2000, Portsmouth:

Talks:

  • Cleaning fossil material with Lasers. Lorraine Cornish.
  • Managing a barrier film 'microclimate enclosure'. Adrian Doyle.
  • Skeleton in the cupboard: using dermestid beetles for cleaning bones. Michaela Forthuber.
  • One solution to producing a replica of a large specimen on display in the Natural History Museum. David Gray.
  • New technology to reveal the past. Sabine Gwosdek.
  • Dinosaur trackways in Oxfordshire. Juliet Hay.
  • Messel pit: Research excavations in a World Heritage Monument. Norbert Micklich.

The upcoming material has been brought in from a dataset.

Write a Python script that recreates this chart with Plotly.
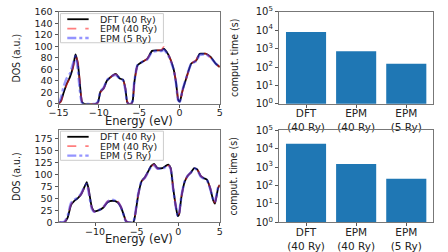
import plotly.graph_objects as go

# ---------------- data ----------------
E_top = [-15.0, -14.7, -14.4, -14.0, -13.6, -13.2, -12.9, -12.6, -12.4, -12.1, -11.8, -10.4, -10.1, -9.8,
         -9.4, -9.0, -8.4, -7.9, -7.4, -7.0, -6.7, -6.5, -6.3, -6.0, -5.8, -5.6, -5.2, -4.6, -4.0, -3.4,
         -2.8, -2.2, -1.95, -1.4, -0.75, -0.42, -0.15, 0.05, 0.38, 0.86, 1.47, 2.07, 2.5, 2.9, 3.3, 3.9,
         4.5, 5.0]
dft_top = [0, 5, 18, 34, 46, 64, 86, 70, 43, 4, 0, 0, 3, 21, 27, 40, 48, 52, 44, 42, 26, 4, 0, 0, 5, 37,
           67, 73, 78, 92, 93, 93, 96, 86, 62, 37, 7, 4, 23, 45, 70, 75, 87, 87, 87, 81, 70, 64]
epm40_top = [0, 4, 17, 33, 45, 63, 84, 72, 45, 5, 0, 0, 2, 20, 27, 39, 48, 51, 45, 42, 27, 5, 0, 0, 4, 35,
             66, 73, 78, 91, 93, 94, 99, 87, 63, 38, 8, 3, 22, 44, 70, 76, 89, 88, 87, 80, 70, 64]
epm5_top = [2, 10, 28, 44, 52, 70, 83, 60, 30, 2, 0, 0, 4, 22, 28, 41, 48, 50, 44, 41, 24, 3, 0, 0, 6, 38,
            67, 73, 77, 90, 92, 92, 94, 85, 61, 36, 6, 4, 24, 46, 70, 74, 85, 86, 86, 80, 70, 64]

E_bot = [-14.3, -13.7, -13.3, -12.9, -12.5, -12.1, -11.7, -11.35, -11.0, -10.8, -10.4, -10.1, -9.6, -9.0,
         -8.5, -7.9, -7.3, -6.9, -6.5, -6.3, -6.0, -5.4, -5.2, -4.8, -4.4, -4.0, -3.65, -3.27, -2.9, -2.5,
         -1.9, -1.55, -1.15, -0.9, -0.6, -0.27, -0.05, 0.1, 0.38, 0.77, 1.15, 1.54, 1.92, 2.3, 2.7, 3.1,
         3.46, 3.85, 4.23, 4.42, 4.8, 5.0]
dft_bot = [0, 0, 10, 36, 45, 50, 58, 71, 84, 71, 32, 23, 25, 31, 42, 45, 42, 32, 13, 3, 0, 0, 13, 58, 86,
           94, 105, 117, 122, 113, 113, 117, 120, 113, 71, 32, 13, 16, 52, 84, 97, 104, 113, 110, 97, 92,
           89, 71, 45, 39, 71, 78]
epm40_bot = [0, 0, 12, 38, 46, 51, 58, 70, 80, 68, 30, 22, 25, 32, 44, 48, 44, 33, 14, 3, 0, 0, 14, 58, 85,
             93, 104, 116, 120, 112, 112, 115, 118, 112, 70, 32, 14, 17, 53, 84, 97, 104, 112, 110, 97, 92,
             89, 72, 47, 41, 72, 78]
epm5_bot = [0, 1, 14, 40, 47, 51, 59, 72, 80, 66, 29, 22, 25, 32, 43, 47, 43, 32, 12, 2, 0, 1, 15, 60, 86,
            93, 104, 116, 119, 112, 112, 115, 118, 111, 69, 31, 14, 18, 54, 85, 97, 104, 112, 109, 96, 91,
            88, 70, 47, 42, 72, 78]

methods = ["DFT<br>(40 Ry)", "EPM<br>(40 Ry)", "EPM<br>(5 Ry)"]
time_top = [8000, 720, 150]
time_bot = [18500, 1450, 230]

series_names = ["DFT (40 Ry)", "EPM (40 Ry)", "EPM (5 Ry)"]

# ---------------- figure ----------------
W, H = 448, 252
FONT = "DejaVu Sans"
fig = go.Figure()

styles = [
    dict(color="black", width=1.8, dash="solid"),
    dict(color="rgba(255,40,40,0.55)", width=1.8, dash="dash"),
    dict(color="rgba(60,60,255,0.5)", width=2.6, dash="dashdot"),
]

def add_dos(E, ys, xa, ya):
    for name, y, st in zip(series_names, ys, styles):
        fig.add_trace(go.Scatter(x=E, y=y, mode="lines", name=name,
                                 line=dict(shape="spline", smoothing=0.5, **st),
                                 xaxis=xa, yaxis=ya, showlegend=False))

add_dos(E_top, [dft_top, epm40_top, epm5_top], "x", "y")
add_dos(E_bot, [dft_bot, epm40_bot, epm5_bot], "x3", "y3")

fig.add_trace(go.Bar(x=methods, y=time_top, marker=dict(color="#1f77b4", line=dict(width=0)), width=0.8,
                     xaxis="x2", yaxis="y2", showlegend=False))
fig.add_trace(go.Bar(x=methods, y=time_bot, marker=dict(color="#1f77b4", line=dict(width=0)), width=0.8,
                     xaxis="x4", yaxis="y4", showlegend=False))

def px(x):
    return x / W

def py(y):
    return 1 - y / H

dom_xl = [px(50), px(216)]
dom_xr = [px(277), px(436)]
dom_yt = [py(103), py(5)]
dom_yb = [py(229), py(131)]

axcommon = dict(showline=True, mirror=True, linecolor="#777", linewidth=1, ticks="outside", ticklen=3,
                tickcolor="#555", showgrid=False, zeroline=False)
tickf = dict(family=FONT, size=9.5, color="#222")
catf = dict(family=FONT, size=10.5, color="#222")

log_vals = [1, 10, 100, 1000, 10000, 100000]
log_text = ["10<sup>0</sup>", "10<sup>1</sup>", "10<sup>2</sup>", "10<sup>3</sup>", "10<sup>4</sup>", "10<sup>5</sup>"]

fig.update_layout(
    width=W, height=H, margin=dict(l=0, r=0, t=0, b=0),
    paper_bgcolor="white", plot_bgcolor="white",
    font=dict(family=FONT, size=10, color="#222"),
    showlegend=False,
    xaxis=dict(domain=dom_xl, anchor="y", range=[-15, 5], tickvals=[-15, -10, -5, 0, 5], tickfont=tickf,
               ticklabelstandoff=-3, **axcommon),
    yaxis=dict(domain=dom_yt, anchor="x", range=[0, 160], tickvals=list(range(0, 161, 20)), tickfont=tickf,
               **axcommon),
    xaxis2=dict(domain=dom_xr, anchor="y2", range=[-0.54, 2.54], tickfont=catf, ticklabelstandoff=-3,
                **axcommon),
    yaxis2=dict(domain=dom_yt, anchor="x2", type="log", range=[0, 5], tickvals=log_vals, ticktext=log_text,
                tickfont=dict(family=FONT, size=10, color="#222"), **axcommon),
    xaxis3=dict(domain=dom_xl, anchor="y3", range=[-14.4, 5], tickvals=[-10, -5, 0, 5], tickfont=tickf,
                ticklabelstandoff=-3, **axcommon),
    yaxis3=dict(domain=dom_yb, anchor="x3", range=[0, 192], tickvals=list(range(0, 176, 25)), tickfont=tickf,
                **axcommon),
    xaxis4=dict(domain=dom_xr, anchor="y4", range=[-0.54, 2.54], tickfont=catf, ticklabelstandoff=-3,
                **axcommon),
    yaxis4=dict(domain=dom_yb, anchor="x4", type="log", range=[0, 5], tickvals=log_vals, ticktext=log_text,
                tickfont=dict(family=FONT, size=10, color="#222"), **axcommon),
)

# axis titles as annotations
ann = []
ytf = dict(family="Liberation Sans Narrow, DejaVu Sans Condensed, Liberation Sans", size=10.5, color="#222")
for yc in (121, 246.5):
    ann.append(dict(text="Energy (eV)", x=px(133), y=py(yc), xref="paper", yref="paper", showarrow=False,
                    xanchor="center", yanchor="middle", font=dict(family=FONT, size=11.5, color="#222")))
for yc in (54, 180):
    ann.append(dict(text="DOS (a.u.)", x=px(6), y=py(yc), xref="paper", yref="paper", showarrow=False,
                    textangle=-90, xanchor="center", yanchor="middle", font=ytf))
    ann.append(dict(text="comput. time (s)", x=px(230), y=py(yc), xref="paper", yref="paper", showarrow=False,
                    textangle=-90, xanchor="center", yanchor="middle", font=ytf))

# legends (box + line samples + labels)
shapes = []
legend_line_styles = [
    dict(color="black", width=1.8, dash="solid"),
    dict(color="rgba(255,40,40,0.6)", width=1.8, dash="dash"),
    dict(color="rgba(60,60,255,0.55)", width=2.4, dash="dashdot"),
]
for top in (7, 132):
    shapes.append(dict(type="rect", xref="paper", yref="paper", x0=px(52), x1=px(158), y0=py(top + 31),
                       y1=py(top), fillcolor="rgba(255,255,255,0.85)", line=dict(color="#ccc", width=1),
                       layer="above"))
    for i, (name, st) in enumerate(zip(series_names, legend_line_styles)):
        yy = top + 6 + 10 * i
        shapes.append(dict(type="line", xref="paper", yref="paper", x0=px(59), x1=px(81), y0=py(yy), y1=py(yy),
                           line=st, layer="above"))
        ann.append(dict(text=name, x=px(91), y=py(yy), xref="paper", yref="paper", showarrow=False,
                        xanchor="left", yanchor="middle", font=dict(family=FONT, size=9.5, color="#222")))

fig.update_layout(annotations=ann, shapes=shapes)

fig.write_html("out.html", config={"displayModeBar": False},
               post_script="document.body.style.margin='0';document.body.style.overflow='hidden';")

Dinosaur trackways in Oxfordshire

Juliet Hay

The presence of dinosaur footprints at Ardley, 20km northeast of Oxford, were brought to the attention of staff at Oxford University Museum of Natural History in the spring of 1997. Criss-crossing the exposed surface of Jurassic limestones laid down some 168 million years ago, were the trackways of theropod and sauropod dinosaurs. Between 30 and 40 trackways were identified, some up to 200 meters in length.

Together with the Department of Earth Sciences, museum staff measured and described the site, and made moulds and casts of the better-preserved trackways. A 60 meter long replica trackway, showing evidence of both the walking and running locomotion of a theropod dinosaur, was recreated on the lawn outside the OUMNH.

This talk will describe the field techniques used to create the moulds and subsequent casts, in sometimes challenging weather conditions.